Neeson, as Bryan Mills, is a former Green Beret and CIA officer with a talent for defending himself in the most efficient way, a perfect action thriller star. Although he has retired from his profession to re-established his relationship with his daughter, his “particular skills” as he calls them soon come into play. At first, Bryan, knowing the world is a dangerous place, is reluctant to allow Kim to travel to Paris but Lenora presses him. Agreeing at last, he presents Kim with an international cell phone and demands as a condition to her going that she stays in touch with him.
On arrival to the Charles de Gaulle airport in Paris, Kim and Amanda are approached by a handsome young man who suggests they share a taxi into the city. He invites them to go to a party later and Amanda accepts, giving him their address to pick them up later, much to Kim’s objections.
They are staying in an apartment building owned by the wealthy family. Finally, Bryan contacts Kim, concerned that she has not called him. While they are talking, she witnesses through the windows Amanda being kidnapped.
Bryan tells her to hide under the bed, warns her that she will be taken and instructs her to shout out anything she can, leaving the phone on the floor under the bed. Taken she is and Bryan flies to Paris in a private jet Stuart has arranged. From there begins the well written and wonderfully performed adventure Bryan travels, to find and save his daughter.
So, beside a recommendation to watch Taken, there is a much more important point to my telling you about it. Taken is about human trafficking and what is terrible and terrifying is the cattle approach traffickers have toward their fellow human beings. While the action is Bond thrilling and Bryan Mills is a marvel of escape artist and easy killing, could be almost be a parody of the truth – who knows – what is extremely close to the bone is the story itself, the philosophy, the deep villainy of the base line: that kidnapping, drug inducing, used as sex objects – all this does happen in the world.

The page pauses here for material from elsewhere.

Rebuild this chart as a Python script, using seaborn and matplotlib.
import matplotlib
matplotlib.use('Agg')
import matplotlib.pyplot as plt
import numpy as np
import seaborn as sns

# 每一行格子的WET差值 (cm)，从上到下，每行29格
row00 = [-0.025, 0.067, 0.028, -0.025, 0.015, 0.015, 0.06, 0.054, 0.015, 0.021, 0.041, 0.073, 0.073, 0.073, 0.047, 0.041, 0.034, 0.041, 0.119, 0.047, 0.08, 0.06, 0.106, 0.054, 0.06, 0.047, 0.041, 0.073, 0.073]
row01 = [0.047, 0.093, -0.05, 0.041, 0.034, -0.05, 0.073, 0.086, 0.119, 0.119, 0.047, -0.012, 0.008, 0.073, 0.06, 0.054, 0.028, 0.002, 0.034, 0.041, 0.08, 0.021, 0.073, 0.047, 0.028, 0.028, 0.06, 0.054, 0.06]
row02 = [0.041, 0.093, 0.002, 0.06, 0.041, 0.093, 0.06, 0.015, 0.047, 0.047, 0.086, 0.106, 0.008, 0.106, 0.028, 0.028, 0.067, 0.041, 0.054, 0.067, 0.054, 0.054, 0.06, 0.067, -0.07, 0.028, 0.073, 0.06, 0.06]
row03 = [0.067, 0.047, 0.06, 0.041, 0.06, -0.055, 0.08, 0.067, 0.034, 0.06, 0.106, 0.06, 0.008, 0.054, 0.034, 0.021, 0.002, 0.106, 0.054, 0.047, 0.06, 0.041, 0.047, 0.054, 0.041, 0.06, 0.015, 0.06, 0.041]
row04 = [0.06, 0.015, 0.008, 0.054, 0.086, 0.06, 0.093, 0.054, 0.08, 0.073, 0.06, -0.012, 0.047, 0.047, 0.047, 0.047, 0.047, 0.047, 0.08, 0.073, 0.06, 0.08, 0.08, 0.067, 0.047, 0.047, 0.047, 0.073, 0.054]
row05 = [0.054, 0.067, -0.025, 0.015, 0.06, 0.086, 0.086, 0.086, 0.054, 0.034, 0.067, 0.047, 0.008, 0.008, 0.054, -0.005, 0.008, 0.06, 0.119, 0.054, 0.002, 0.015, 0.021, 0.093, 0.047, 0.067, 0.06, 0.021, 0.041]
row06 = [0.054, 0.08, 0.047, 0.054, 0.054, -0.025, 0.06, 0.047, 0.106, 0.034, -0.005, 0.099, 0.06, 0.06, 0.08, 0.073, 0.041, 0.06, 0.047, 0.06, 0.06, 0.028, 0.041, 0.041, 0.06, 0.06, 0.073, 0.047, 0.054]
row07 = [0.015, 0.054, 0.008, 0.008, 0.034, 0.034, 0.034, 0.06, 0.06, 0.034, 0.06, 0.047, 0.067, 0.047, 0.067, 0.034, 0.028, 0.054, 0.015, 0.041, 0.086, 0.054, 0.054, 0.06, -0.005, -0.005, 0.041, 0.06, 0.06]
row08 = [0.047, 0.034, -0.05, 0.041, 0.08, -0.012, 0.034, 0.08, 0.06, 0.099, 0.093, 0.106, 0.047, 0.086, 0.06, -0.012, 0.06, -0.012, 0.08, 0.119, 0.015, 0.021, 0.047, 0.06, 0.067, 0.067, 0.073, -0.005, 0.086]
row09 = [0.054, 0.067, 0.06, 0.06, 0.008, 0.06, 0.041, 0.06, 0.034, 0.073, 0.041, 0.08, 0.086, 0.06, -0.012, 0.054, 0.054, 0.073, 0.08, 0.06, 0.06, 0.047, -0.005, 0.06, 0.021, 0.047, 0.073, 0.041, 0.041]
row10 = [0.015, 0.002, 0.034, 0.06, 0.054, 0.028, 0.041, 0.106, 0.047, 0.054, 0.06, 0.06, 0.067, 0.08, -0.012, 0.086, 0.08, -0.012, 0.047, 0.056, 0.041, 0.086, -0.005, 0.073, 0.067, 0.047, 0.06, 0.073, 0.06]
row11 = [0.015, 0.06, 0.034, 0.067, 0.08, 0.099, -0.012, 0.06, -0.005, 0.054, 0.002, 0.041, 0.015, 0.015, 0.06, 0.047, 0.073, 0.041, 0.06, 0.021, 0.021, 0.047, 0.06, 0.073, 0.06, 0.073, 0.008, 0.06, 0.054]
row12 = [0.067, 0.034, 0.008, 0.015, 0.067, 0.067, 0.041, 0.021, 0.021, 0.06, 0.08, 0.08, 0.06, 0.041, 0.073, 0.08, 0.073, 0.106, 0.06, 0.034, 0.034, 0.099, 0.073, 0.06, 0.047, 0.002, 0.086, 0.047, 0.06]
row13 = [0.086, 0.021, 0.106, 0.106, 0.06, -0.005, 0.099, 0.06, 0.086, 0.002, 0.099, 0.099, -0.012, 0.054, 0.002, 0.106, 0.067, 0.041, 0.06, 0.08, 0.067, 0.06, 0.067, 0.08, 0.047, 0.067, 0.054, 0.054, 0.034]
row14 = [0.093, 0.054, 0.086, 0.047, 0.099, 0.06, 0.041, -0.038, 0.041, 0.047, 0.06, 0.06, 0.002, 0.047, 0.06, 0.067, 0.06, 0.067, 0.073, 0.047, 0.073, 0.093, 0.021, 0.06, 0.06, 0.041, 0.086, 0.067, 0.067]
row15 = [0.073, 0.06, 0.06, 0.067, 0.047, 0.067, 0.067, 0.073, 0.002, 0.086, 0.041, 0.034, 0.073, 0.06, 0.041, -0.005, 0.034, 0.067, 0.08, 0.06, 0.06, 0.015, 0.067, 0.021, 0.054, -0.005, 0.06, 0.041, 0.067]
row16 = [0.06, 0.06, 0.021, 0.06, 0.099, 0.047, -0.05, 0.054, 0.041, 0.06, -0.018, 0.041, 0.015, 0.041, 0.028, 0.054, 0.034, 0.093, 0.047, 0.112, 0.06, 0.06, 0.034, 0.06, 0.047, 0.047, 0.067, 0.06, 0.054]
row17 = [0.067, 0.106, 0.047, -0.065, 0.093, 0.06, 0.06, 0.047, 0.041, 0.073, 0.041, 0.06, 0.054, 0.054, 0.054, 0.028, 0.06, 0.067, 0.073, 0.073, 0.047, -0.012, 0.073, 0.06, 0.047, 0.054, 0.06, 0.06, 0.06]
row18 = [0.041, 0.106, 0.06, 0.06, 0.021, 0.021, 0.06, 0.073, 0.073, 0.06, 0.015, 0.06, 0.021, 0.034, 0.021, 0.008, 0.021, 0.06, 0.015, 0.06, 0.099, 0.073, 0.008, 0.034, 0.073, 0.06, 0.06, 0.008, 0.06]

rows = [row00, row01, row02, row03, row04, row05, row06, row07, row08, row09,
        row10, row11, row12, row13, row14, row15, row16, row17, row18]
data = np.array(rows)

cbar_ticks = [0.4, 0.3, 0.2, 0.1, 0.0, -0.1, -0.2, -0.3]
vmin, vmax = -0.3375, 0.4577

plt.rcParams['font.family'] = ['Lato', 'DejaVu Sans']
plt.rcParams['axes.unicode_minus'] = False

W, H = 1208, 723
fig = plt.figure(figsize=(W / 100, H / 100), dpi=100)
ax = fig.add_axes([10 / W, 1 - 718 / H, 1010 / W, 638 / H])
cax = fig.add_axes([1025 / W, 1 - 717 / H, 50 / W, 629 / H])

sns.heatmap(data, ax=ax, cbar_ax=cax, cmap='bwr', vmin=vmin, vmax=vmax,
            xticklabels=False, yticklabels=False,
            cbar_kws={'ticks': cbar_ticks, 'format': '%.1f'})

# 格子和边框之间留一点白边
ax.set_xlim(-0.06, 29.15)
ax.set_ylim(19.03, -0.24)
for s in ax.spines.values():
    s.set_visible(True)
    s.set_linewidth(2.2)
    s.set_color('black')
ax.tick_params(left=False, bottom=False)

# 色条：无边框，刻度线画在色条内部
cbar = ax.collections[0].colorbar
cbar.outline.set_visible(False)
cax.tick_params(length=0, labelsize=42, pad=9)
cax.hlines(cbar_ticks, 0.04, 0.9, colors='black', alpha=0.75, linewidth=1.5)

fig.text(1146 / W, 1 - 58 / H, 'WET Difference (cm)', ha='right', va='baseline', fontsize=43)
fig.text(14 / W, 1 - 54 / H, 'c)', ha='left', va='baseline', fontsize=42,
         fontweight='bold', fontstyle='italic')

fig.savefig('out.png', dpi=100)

The less well known but just as soul-destroying version of all this happens here too. Young girls are targeted; they are seduced and trapped; they are traded for sex for huge money for their pimps, their humanity reduced or stripped. They are daughters, sisters, people.
There are manuals online on how to be a pimp. There are parties, galas you might even say, pimp celebrations of the success of the business. Young men, as young as high school, learn how it is done, the technique of entrapment, the monetary rewards, the callousness and cruelty. They are taught and led by older men, professionals in the filthy world of human trafficking. There is too much to gain for humanity to be part of the business. That is what they call it; that’s what they call all kinds of villainy; they call it business and they excuse the wreckage, the pain, the immorality of what they are doing.
The onus of cure is on the shoulders of the rest of us, of whom very few are Liam Neeson ¬– ready to slash and plunder the lairs of the wicked and nor should we, probably.
However, our job is to be aware that this happens and it happens here in Dufferin, in Peel. Unbelievable for sure, with our tidy houses, SUVs in the driveways, pretty gardens waiting to blossom under the snow. It is this very respectability, this appearance of things being okay that can stop us from understanding the perils in our malls and school hallways.
The socially marginalized are the first to catch the attention of predators, who offer an unimaginable friendship with horrors under the surface. Horrors that could go undetected because no one wants to believe the incredible.
Research shows that police statistics for human trafficking are much lower than those of the agencies that deal with victims; that as many as 95 per cent of sex trafficked people are women; that half of the traffickers are young men, 25 years old or younger.
Ontario accounts for two-thirds of the national reported human trafficking numbers, with a population of 39 per cent of the country. These are occurring primarily in the cities, and mainly in Toronto.
In Taken, when Bryan Mills has cornered one of the villains, who sees his death in the hero’s intent: “It’s only business – it’s not personal!” cries the man.
“It was my daughter – it is personal,” said Mills.